A gente tem Justiça Eleitoral, trabalhista, por que não criamos uma justiça anticorrupção? Ou pelo menos câmaras especializadas nos tribunais. Muitos dizem que não há punição porque o problema está na investigação mal feita. Todos os estudos que li sobre isso dizem que não é o caso que chega capenga ao Judiciário. Tem muito recurso, a Justiça é muito lenta e formalista.
O governo aprovou em agosto a lei anticorrupção empresarial, que prevê punição de empresas por atos contra a administração pública. É um bom caminho?
O Brasil tem legislação para dar e vender. A Global Integrity, ONG que avalia a legislação anticorrupção no mundo, deu nota máxima para o país em 2009. A legislação está completa. Está faltando a aplicação.
Recentemente, grandes empresas delataram atos de corrupção às autoridades no Brasil.
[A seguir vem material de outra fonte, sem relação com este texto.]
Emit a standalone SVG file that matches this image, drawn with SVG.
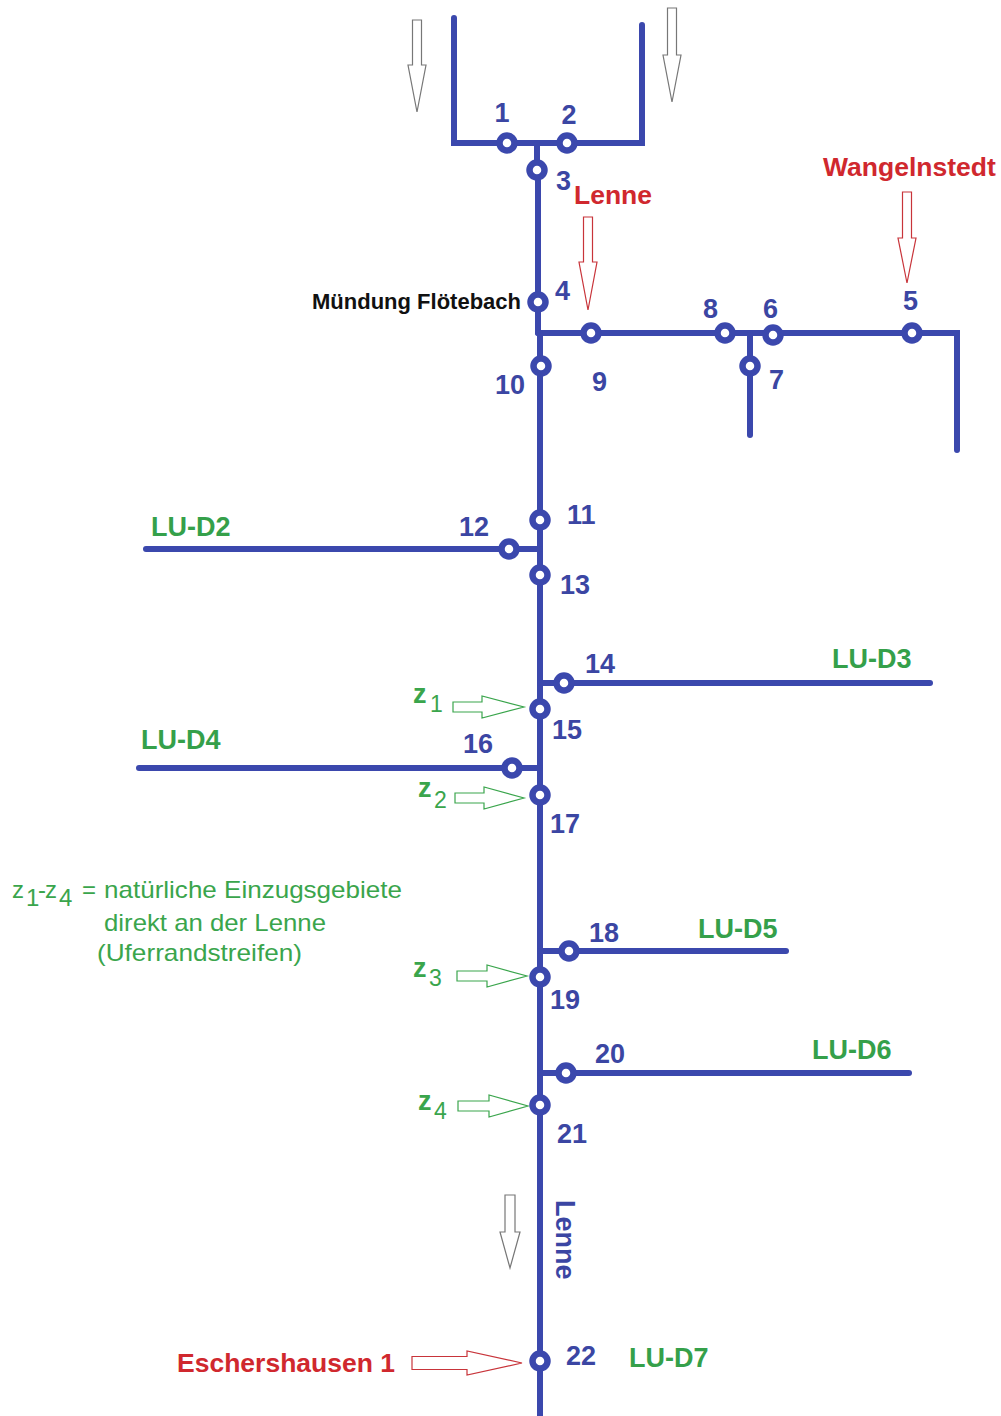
<svg xmlns="http://www.w3.org/2000/svg" width="1001" height="1416" viewBox="0 0 1001 1416">
<style>
.ln{stroke:#3b48ad;stroke-width:6;fill:none;stroke-linecap:round}
.nd{fill:#fff;stroke:#3b48ad;stroke-width:6.5}
.num{font-family:"Liberation Sans",Arial,sans-serif;font-size:27px;font-weight:bold;fill:#3b46a3}
.lu{font-family:"Liberation Sans",Arial,sans-serif;font-size:27px;font-weight:bold;fill:#35a04a}
.red{font-family:"Liberation Sans",Arial,sans-serif;font-size:26.5px;font-weight:bold;fill:#d0282e}
.blk{font-family:"Liberation Sans",Arial,sans-serif;font-size:22px;font-weight:bold;fill:#111}
.zl{font-family:"Liberation Sans",Arial,sans-serif;font-size:27px;font-weight:bold;fill:#3aa54c}
.zs{font-family:"Liberation Sans",Arial,sans-serif;font-size:23px;fill:#3aa54c}
.lg{font-family:"Liberation Sans",Arial,sans-serif;font-size:24px;fill:#3aa54c}
.ag{fill:#fff;stroke:#777;stroke-width:1.2}
.ar{fill:#fff;stroke:#c8343a;stroke-width:1.2}
.agr{fill:#fff;stroke:#3aa54c;stroke-width:1.2}
</style>
<rect width="1001" height="1416" fill="#fff"/>
<g id="connectors">
<path class="ln" d="M454 18 V143 H642 V25"/>
<path class="ln" d="M537 143 V170"/>
<path class="ln" d="M538 170 V333"/>
<path class="ln" d="M538 333 H957 V450"/>
<path class="ln" d="M750 333 V435"/>
<path class="ln" d="M540 333 V1416"/>
<path class="ln" d="M146 549 H540"/>
<path class="ln" d="M540 683 H930"/>
<path class="ln" d="M139 768 H540"/>
<path class="ln" d="M540 951 H786"/>
<path class="ln" d="M540 1073 H909"/>
</g>
<g id="arrows">
<polygon class="ag" points="412.5,20 421.5,20 421.5,65 426,65 417,112 408,65 412.5,65"/>
<polygon class="ag" points="667.5,8 676.5,8 676.5,55 681,55 672,102 663,55 667.5,55"/>
<polygon class="ar" points="583.5,217 592.5,217 592.5,262 597,262 588,310 579,262 583.5,262"/>
<polygon class="ar" points="902.5,192 911.5,192 911.5,238 916,238 907,283 898,238 902.5,238"/>
<polygon class="ag" points="505,1195 515,1195 515,1232 520,1232 510,1268 500,1232 505,1232"/>
<polygon class="agr" points="453,702 482,702 482,696 524,707 482,718 482,712 453,712"/>
<polygon class="agr" points="455,793 484,793 484,787 524,798 484,809 484,803 455,803"/>
<polygon class="agr" points="457,971 487,971 487,965 527,976 487,987 487,981 457,981"/>
<polygon class="agr" points="458,1101 489,1101 489,1095 528,1106 489,1117 489,1111 458,1111"/>
<polygon class="ar" points="412,1356.5 467,1356.5 467,1351 522,1363 467,1375 467,1369.5 412,1369.5"/>
</g>
<g id="n1"><circle class="nd" cx="507" cy="143" r="7.5"/><text class="num" x="502" y="122" text-anchor="middle">1</text></g>
<g id="n2"><circle class="nd" cx="567" cy="143" r="7.5"/><text class="num" x="569" y="124" text-anchor="middle">2</text></g>
<g id="n3"><circle class="nd" cx="537" cy="170" r="7.5"/><text class="num" x="556" y="190">3</text></g>
<g id="n4"><circle class="nd" cx="538" cy="302" r="7.5"/><text class="num" x="555" y="300">4</text></g>
<g id="n5"><circle class="nd" cx="912" cy="333" r="7.5"/><text class="num" x="903" y="310">5</text></g>
<g id="n6"><circle class="nd" cx="773" cy="335" r="7.5"/><text class="num" x="763" y="318">6</text></g>
<g id="n7"><circle class="nd" cx="750" cy="366" r="7.5"/><text class="num" x="769" y="389">7</text></g>
<g id="n8"><circle class="nd" cx="725" cy="333" r="7.5"/><text class="num" x="703" y="318">8</text></g>
<g id="n9"><circle class="nd" cx="591" cy="333" r="7.5"/><text class="num" x="592" y="391">9</text></g>
<g id="n10"><circle class="nd" cx="541" cy="366" r="7.5"/><text class="num" x="495" y="394">10</text></g>
<g id="n11"><circle class="nd" cx="540" cy="520" r="7.5"/><text class="num" x="567" y="524">11</text></g>
<g id="n12"><circle class="nd" cx="509" cy="549" r="7.5"/><text class="num" x="459" y="536">12</text></g>
<g id="n13"><circle class="nd" cx="540" cy="575" r="7.5"/><text class="num" x="560" y="594">13</text></g>
<g id="n14"><circle class="nd" cx="564" cy="683" r="7.5"/><text class="num" x="585" y="673">14</text></g>
<g id="n15"><circle class="nd" cx="540" cy="709" r="7.5"/><text class="num" x="552" y="739">15</text></g>
<g id="n16"><circle class="nd" cx="512" cy="768" r="7.5"/><text class="num" x="463" y="753">16</text></g>
<g id="n17"><circle class="nd" cx="540" cy="795" r="7.5"/><text class="num" x="550" y="833">17</text></g>
<g id="n18"><circle class="nd" cx="569" cy="951" r="7.5"/><text class="num" x="589" y="942">18</text></g>
<g id="n19"><circle class="nd" cx="540" cy="977" r="7.5"/><text class="num" x="550" y="1009">19</text></g>
<g id="n20"><circle class="nd" cx="566" cy="1073" r="7.5"/><text class="num" x="595" y="1063">20</text></g>
<g id="n21"><circle class="nd" cx="540" cy="1105" r="7.5"/><text class="num" x="557" y="1143">21</text></g>
<g id="n22"><circle class="nd" cx="540" cy="1361" r="7.5"/><text class="num" x="566" y="1365">22</text></g>
<g id="labels">
<text class="red" x="574" y="204">Lenne</text>
<text class="red" x="823" y="176">Wangelnstedt</text>
<text class="blk" x="521" y="309" text-anchor="end">Mündung Flötebach</text>
<text class="lu" x="151" y="536">LU-D2</text>
<text class="lu" x="832" y="668">LU-D3</text>
<text class="lu" x="141" y="749">LU-D4</text>
<text class="lu" x="698" y="938">LU-D5</text>
<text class="lu" x="812" y="1059">LU-D6</text>
<text class="lu" x="629" y="1367">LU-D7</text>
<text class="zl" x="413" y="703">z</text><text class="zs" x="430" y="712">1</text>
<text class="zl" x="418" y="797">z</text><text class="zs" x="434" y="808">2</text>
<text class="zl" x="413" y="977">z</text><text class="zs" x="429" y="986">3</text>
<text class="zl" x="418" y="1110">z</text><text class="zs" x="434" y="1119">4</text>
<text class="red" x="177" y="1372">Eschershausen 1</text>
<text class="num" transform="translate(556,1200) rotate(90)">Lenne</text>
</g>
<g id="legend">
<text class="lg" x="12" y="898">z</text><text class="lg" x="26" y="906" font-size="21">1</text><text class="lg" x="38" y="898">-</text><text class="lg" x="45" y="898">z</text><text class="lg" x="59" y="906" font-size="21">4</text>
<text class="lg" x="82" y="898">=</text>
<text class="lg" x="104" y="898" textLength="298" lengthAdjust="spacingAndGlyphs">natürliche Einzugsgebiete</text>
<text class="lg" x="104" y="931" textLength="222" lengthAdjust="spacingAndGlyphs">direkt an der Lenne</text>
<text class="lg" x="97" y="961" textLength="205" lengthAdjust="spacingAndGlyphs">(Uferrandstreifen)</text>
</g>
</svg>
Você acha que novos casos virão? Ou ainda é um comportamento inibido?
No Brasil ainda se tem uma visão muito moralista da corrupção. Ou você nasce corrupto, ou nasce honesto. Isso tende a personalizar muito o problema.
O que determina se predomina um ou outro não é o berço, são os incentivos. Incentivos institucionais, das empresas ou dos governos, aumentam ou diminuem a corrupção. O benefício da lei anticorrupção é que ela cria mecanismos não voluntários para isso. A multa para quem se envolve em atos contra a administração pública é de até 20% do faturamento. É altíssima. A empresa vai pensar: "Vou correr o risco ou implementar um sistema de compliance [conformidade às leis e combate à corrupção]?". A lei é um incentivo.